The issue was first discovered because people investigating a case in Escambia County found that some of the evidence for one of their case had gone missing. Further investigation revealed that some of the packages pertaining to the case that were present, actually held the wrong items. Over-the-counter pills had been substituted in some cases for the prescription ones which were being held as evidence. There are thousands of cases which may have been placed in jeopardy by this one man, working for a single Florida lab. The man worked on the testing of drug evidence for crimes investigated by more than 80 separate agencies statewide. So far, there are almost 2600 separate cases which may potentially be re-opened. The name of the chemist in question has not been released, but statements made this weekend by Florida officials indicates that the investigation is centered around the cases worked by one individual working out of the Pensacola regional office of the FDLE. He has been placed on a paid leave of absence during the investigation, as no formal charges have yet been brought.
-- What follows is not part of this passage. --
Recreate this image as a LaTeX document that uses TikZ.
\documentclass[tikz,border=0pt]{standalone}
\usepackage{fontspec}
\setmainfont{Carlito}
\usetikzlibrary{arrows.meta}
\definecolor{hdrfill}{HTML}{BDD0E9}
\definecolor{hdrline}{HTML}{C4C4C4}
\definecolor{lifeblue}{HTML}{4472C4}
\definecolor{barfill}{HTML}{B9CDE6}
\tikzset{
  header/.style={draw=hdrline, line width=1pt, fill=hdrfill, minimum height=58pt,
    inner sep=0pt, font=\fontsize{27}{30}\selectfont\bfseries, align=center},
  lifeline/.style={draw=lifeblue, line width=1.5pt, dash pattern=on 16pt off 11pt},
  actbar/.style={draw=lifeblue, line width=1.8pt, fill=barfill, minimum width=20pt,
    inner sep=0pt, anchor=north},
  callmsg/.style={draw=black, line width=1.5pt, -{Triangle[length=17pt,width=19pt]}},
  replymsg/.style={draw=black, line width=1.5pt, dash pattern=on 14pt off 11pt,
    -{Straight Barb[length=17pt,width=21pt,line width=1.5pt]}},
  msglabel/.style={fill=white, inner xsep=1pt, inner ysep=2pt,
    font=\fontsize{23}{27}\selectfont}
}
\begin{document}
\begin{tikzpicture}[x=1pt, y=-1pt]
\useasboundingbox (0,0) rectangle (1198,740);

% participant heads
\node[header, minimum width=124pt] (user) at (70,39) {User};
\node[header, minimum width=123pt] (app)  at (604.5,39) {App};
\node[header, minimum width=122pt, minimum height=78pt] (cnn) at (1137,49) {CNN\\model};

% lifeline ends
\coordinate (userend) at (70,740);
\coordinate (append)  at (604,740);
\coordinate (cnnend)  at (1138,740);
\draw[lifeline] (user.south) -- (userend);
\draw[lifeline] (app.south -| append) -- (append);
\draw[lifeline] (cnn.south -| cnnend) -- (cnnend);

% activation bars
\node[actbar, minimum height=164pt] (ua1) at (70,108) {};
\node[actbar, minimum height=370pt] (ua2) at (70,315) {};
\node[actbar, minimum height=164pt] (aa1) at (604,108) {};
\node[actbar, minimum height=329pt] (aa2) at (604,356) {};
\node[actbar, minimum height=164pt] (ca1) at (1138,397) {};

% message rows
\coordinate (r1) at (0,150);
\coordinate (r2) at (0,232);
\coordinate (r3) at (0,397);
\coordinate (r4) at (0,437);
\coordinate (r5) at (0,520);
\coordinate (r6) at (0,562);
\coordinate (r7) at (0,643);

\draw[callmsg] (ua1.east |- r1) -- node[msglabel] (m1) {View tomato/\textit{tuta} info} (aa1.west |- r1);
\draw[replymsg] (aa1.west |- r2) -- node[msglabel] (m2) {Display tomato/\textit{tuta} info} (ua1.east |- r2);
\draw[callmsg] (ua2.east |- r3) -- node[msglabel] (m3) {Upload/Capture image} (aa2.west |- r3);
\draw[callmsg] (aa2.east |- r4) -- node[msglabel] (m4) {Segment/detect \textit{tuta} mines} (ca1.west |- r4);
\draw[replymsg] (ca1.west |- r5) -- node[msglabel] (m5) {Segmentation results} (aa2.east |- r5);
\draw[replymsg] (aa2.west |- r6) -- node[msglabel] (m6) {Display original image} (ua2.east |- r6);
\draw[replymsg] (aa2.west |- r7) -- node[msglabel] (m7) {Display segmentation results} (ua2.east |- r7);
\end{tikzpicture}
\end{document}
This case comes on the heels of an American Civil Liberties Union (ACLU) filing at the beginning of January regarding a similar case in a Massachusetts lab. Lab worker, Annie Dookhan, pled guilty of falsifying test results while employed at a state crime lab. The attempts to navigate the pitfalls related to this case ended up with the ACLU calling on the Massachusetts Supreme Judicial Court to vacate decisions in cases involving more than 40,000 cases because of the interference of one woman who had worked on all of the cases in question. Florida officials looking at the mess that continues to evolve around that case are almost certainly hoping to handle the situation differently in order to avoid duplicating the problems that the Massachusetts judicial system is currently experiencing.
More aspects of the case are expected to develop as investigators in each of the 80 agencies with convictions related to the chemist in question are able to determine exactly what, and how much, has gone missing or been swapped out from the evidence in their jurisdictions. As patterns emerge, it may become easier to identify a motive for the man’s actions.
At the moment, with no formal charges filed, the conversation surrounding the issue has been focused on discovering the extent of the damage. The question of whether this was a case of personal use being disguised or a larger operation involving trafficking has yet to even be addressed. With thousands of cases put in jeopardy by this lab worker, Florida law-enforcement officials are being as methodical as possible at every juncture. Though indications are that the scope of this problem is smaller than the Massachusetts case, the same pitfalls could potentially be waiting with any wrong moves made in the case.